Anways can you help me with this example.

lim (x^3 - 3x^2 + 4x - 43)
x-2

Well i know the easy part L=-39 however im haing trouple with the proof; 0< l x-c l < delta and l f(x)-L l <epsilon.


Ya honours calculus is a killer.
Thanks guys.

 

[Matt]

Let f(x) = x³ - 3x² + 4x - 43.

Then |f(x) - L| = |f(x) + 39| = |(x - 2)(x² - x + 2)|.

 

[Euler]

I did this recently in my calculus AP class.

The way you find epsilon is

\(\displaystyle L-\epsilon<f(x)<L+\epsilon\)

Where f(x) is your original function and L is the limit, epsilon is your value between another y-value and the limit.

I usually just found delta with a table, heh.

 

[Matt]

I usually just found delta with a table, heh.

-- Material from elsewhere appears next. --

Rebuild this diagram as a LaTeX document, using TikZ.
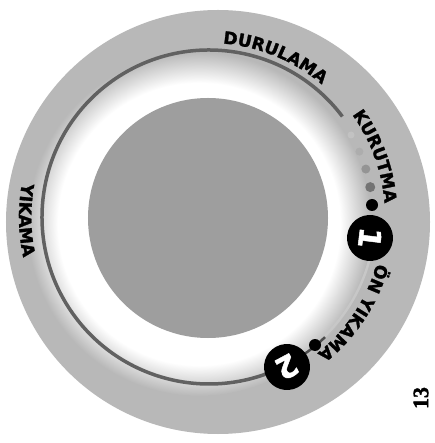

It is not possible to find delta in a numerical table when the epsilon is arbitrary.

 

[pka]

Usually I do not give such detail help. But, I confess to thinking at this is an type of question that has no place in beginning calculus.
If \(\displaystyle \
\varepsilon {\rm{ > 0}}
\\) then chose \(\displaystyle \
\delta {\rm{ = mim\{ 1,}}\varepsilon /14\}
\.\)
Looking at Matt’s first post: if \(\displaystyle \
\left| {x - 2} \right| < \delta
\\) then \(\displaystyle \|x| < 3\\) which implies \(\displaystyle \
\left| {x^2 - x + 2} \right| \le \left| {x^2 } \right| + \left| x \right| + 2 \le 9 + 3 + 2 = 14
\\)

Thus: \(\displaystyle \
\left| {x - 2} \right| < \delta \Rightarrow \left| {f(x) + 39} \right| = \left| {x - 2} \right|\left| {x^2 - x + 2} \right| < \left( {\frac{\varepsilon }{{14}}} \right)14 = \varepsilon .
\\)